News.Nov 17, 2017

WGF steers consultative towards Ethiopia’s first national regulation of water and sanitation services

The UNDP-SIWI Water Governance Facility (WGF) joined its forces with UNICEF Ethiopia country office and a high-level Brazilian delegation to address the regulation of water and sanitation services in Ethiopia.

The UNDP-SIWI Water Governance Facility (WGF) joined its forces with UNICEF Ethiopia country office and a high-level Brazilian delegation to address the regulation of water and sanitation services in Ethiopia. During the expert workshop, H. E. Dr. Seleshi Bekele, the MoWIE Minister for Water, agreed that WGF will take a seat within an international advisory board along with UNICEF Country Office to further guide and help the national team of consultants carrying this important work forward.

The three-day consultative expert workshop was hosted in Addis Ababa by the Ethiopian Ministry of Water, Irrigation and Electricity (MoWIE). The event gathered over forty principal national and subnational stakeholders under the framework of south-south cooperation between the governments of Brazil and Ethiopia.

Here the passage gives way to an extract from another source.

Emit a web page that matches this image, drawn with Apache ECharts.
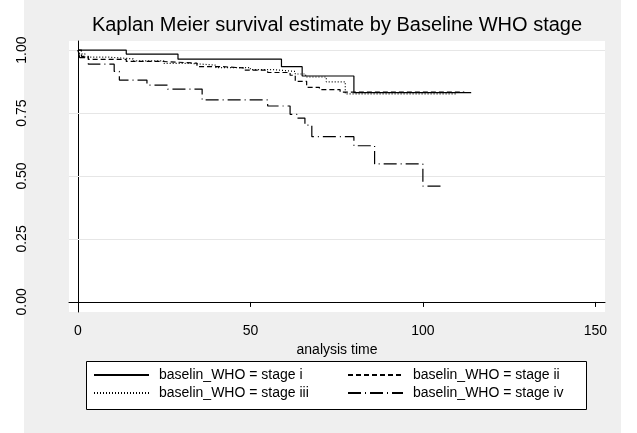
<!DOCTYPE html>
<html>
<head>
<meta charset="utf-8">
<script src="https://cdn.jsdelivr.net/npm/echarts@6/dist/echarts.min.js"></script>
<style>
  html, body { margin: 0; padding: 0; background: #fff; }
  #chart { width: 637px; height: 433px; }
</style>
</head>
<body>
<div id="chart"></div>
<script>
// Kaplan-Meier estimates (time, survival after each step)
const stage1Time = [0, 14, 29, 59, 65, 80, 114];
const stage1Surv = [1, 0.984, 0.964, 0.934, 0.897, 0.831, 0.831];

const stage2Time = [0, 1, 3, 14, 24, 34.5, 42, 48, 55, 61.5, 63, 66.3, 70, 76, 112];
const stage2Surv = [1, 0.975, 0.963, 0.955, 0.948, 0.934, 0.929, 0.92, 0.911, 0.9, 0.876, 0.852, 0.843, 0.833, 0.833];

const stage3Time = [0, 0.5, 2, 9, 16, 25, 33, 40, 50, 57, 63, 66, 72, 77.5, 110];
const stage3Surv = [1, 0.985, 0.972, 0.965, 0.957, 0.947, 0.94, 0.93, 0.922, 0.915, 0.905, 0.893, 0.874, 0.826, 0.826];

const stage4Time = [0, 0.5, 3, 10.5, 12, 20, 26, 36, 55, 61.5, 63.5, 65.8, 67.8, 80, 86, 100, 106];
const stage4Surv = [1, 0.97, 0.944, 0.915, 0.881, 0.861, 0.845, 0.802, 0.778, 0.745, 0.73, 0.702, 0.656, 0.62, 0.548, 0.46, 0.46];

const seriesNames = [
  "baselin_WHO = stage i",
  "baselin_WHO = stage ii",
  "baselin_WHO = stage iii",
  "baselin_WHO = stage iv",
];

const xTicks = [0, 50, 100, 150];
const yTicks = [0, 0.25, 0.5, 0.75, 1];
const yGridLines = [0.25, 0.5, 0.75, 1];

const FONT = "'Liberation Sans', Arial, sans-serif";

const zip = (xs, ys) => xs.map((x, i) => [x, ys[i]]);

const makeSeries = (name, time, surv, dash, withGrid) => {
  const s = {
    name: name,
    type: "line",
    step: "end",
    data: zip(time, surv),
    showSymbol: false,
    symbol: "none",
    color: "#000",
    lineStyle: { color: "#000", width: 1.2, type: dash },
    z: 3,
  };
  if (withGrid) {
    // light horizontal gridlines at the labelled values
    s.markLine = {
      silent: true,
      symbol: "none",
      label: { show: false },
      lineStyle: { color: "#e6e6e6", width: 1, type: "solid" },
      data: yGridLines.map((v) => ({ yAxis: v })),
      z: 1,
    };
  }
  return s;
};

const legendBase = {
  orient: "vertical",
  top: 368,
  padding: 0,
  itemWidth: 55,
  itemHeight: 14,
  itemGap: 4,
  selectedMode: false,
  itemStyle: { opacity: 0 },
  textStyle: { fontFamily: FONT, fontSize: 14, color: "#000", padding: [0, 0, 0, 5] },
};

const chart = echarts.init(document.getElementById("chart"));

chart.setOption({
  animation: false,
  backgroundColor: "transparent",
  graphic: [
    {
      type: "rect",
      z: -10,
      silent: true,
      shape: { x: 24, y: 0, width: 597, height: 433 },
      style: { fill: "#efefef" },
    },
    {
      type: "rect",
      z: 1,
      silent: true,
      shape: { x: 86.5, y: 361.5, width: 500, height: 48 },
      style: { fill: "#fff", stroke: "#000", lineWidth: 1 },
    },
  ],
  title: {
    text: "Kaplan Meier survival estimate by Baseline WHO stage",
    left: 337,
    top: 15,
    padding: 0,
    textAlign: "center",
    textStyle: { fontFamily: FONT, fontSize: 20, fontWeight: "normal", color: "#000" },
  },
  legend: [
    Object.assign({}, legendBase, { left: 93, data: [seriesNames[0], seriesNames[2]] }),
    Object.assign({}, legendBase, { left: 347, data: [seriesNames[1], seriesNames[3]] }),
  ],
  grid: {
    left: 69,
    right: 32,
    top: 41,
    bottom: 121,
    show: true,
    backgroundColor: "#fff",
    borderWidth: 0,
  },
  xAxis: {
    type: "value",
    min: -2.6,
    max: 152.8,
    name: "analysis time",
    nameLocation: "middle",
    nameGap: 24,
    nameTextStyle: { fontFamily: FONT, fontSize: 14, color: "#000" },
    axisLine: { show: true, lineStyle: { color: "#000", width: 1 } },
    axisTick: { show: true, length: 5, customValues: xTicks, lineStyle: { color: "#000" } },
    axisLabel: { customValues: xTicks, margin: 12, fontFamily: FONT, fontSize: 14, color: "#000" },
    splitLine: { show: false },
  },
  yAxis: {
    type: "value",
    min: -0.04,
    max: 1.036,
    axisLine: { show: true, lineStyle: { color: "#000", width: 1 } },
    axisTick: { show: true, length: 6, customValues: yTicks, lineStyle: { color: "#000" } },
    axisLabel: {
      customValues: yTicks,
      rotate: 90,
      margin: 40,
      fontFamily: FONT,
      fontSize: 14,
      color: "#000",
      formatter: (v) => v.toFixed(2),
    },
    splitLine: { show: false },
  },
  series: [
    makeSeries(seriesNames[0], stage1Time, stage1Surv, "solid", true),
    makeSeries(seriesNames[1], stage2Time, stage2Surv, [5, 3], false),
    makeSeries(seriesNames[2], stage3Time, stage3Surv, [1, 2], false),
    makeSeries(seriesNames[3], stage4Time, stage4Surv, [13, 4, 1, 4], false),
  ],
});
</script>
</body>
</html>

In her opening speech H.E. Ms. Frenesh Mekuria, Ethiopian State Minister expressed deep gratitude to the Brazilian Government for its contributions to the south-south framework. At the same time the Minister stressed an importance of WGF being involved within the process, aimed to help national stakeholders to shape and establish the first regulation of water and sanitation services in Ethiopia. The WGF and UNICEF were acknowledged as key expert partners in helping to steer this process and achieving milestone institutional change within Ethiopia.

Structured around a range of presentations, the event successfully allowed national stakeholders to outline the current water and sanitation regulatory settings at national, regional and utility level. Mr. Mario Monteiro, heading the regional regulatory body of Ceara, part of the Brazilian delegation along with the Ministry of Cities, explained water supply and sanitation service delivery realities in Brazil while emphasizing a necessity for flexibility with regard to different models and options.

WGF interventions focused on regulation and accountability. Principal elements, challenges and mechanisms of regulatory functions were outlined ensuring a common understanding about regulatory concepts and modalities with regard to its main economic functions such as tariff setting, service quality competition or consumer protection. Examples of regulatory frameworks coming from Kenya, Zambia, Tajikistan and Laos were among those offered to participants to illustrate more or less optimal regulatory settings. The participants were invited to propose their own views on Ethiopian regulatory functions in terms of who should regulate different economic functions at national, regional, zonal and local level.

Accountability, captured as a matrix of roles and responsibilities, was presented and shared in the course through an interactive exercise that saw participants pick the most relevant roles and aspects to be improved when it comes to service providers, users or authorities. This exercise reconfirmed the importance of the accountability as a safety net in those circumstances where the regulatory entity is not performing efficiently, or, as a pre-condition for a non-existing regulatory framework to become operational in cases such as Ethiopia.

The expert workshop was completed by an adoption of the Terms of Reference for the national consultancy team to take further the agreed tasks leading toward Ethiopia’s first regulation of water and sanitation services.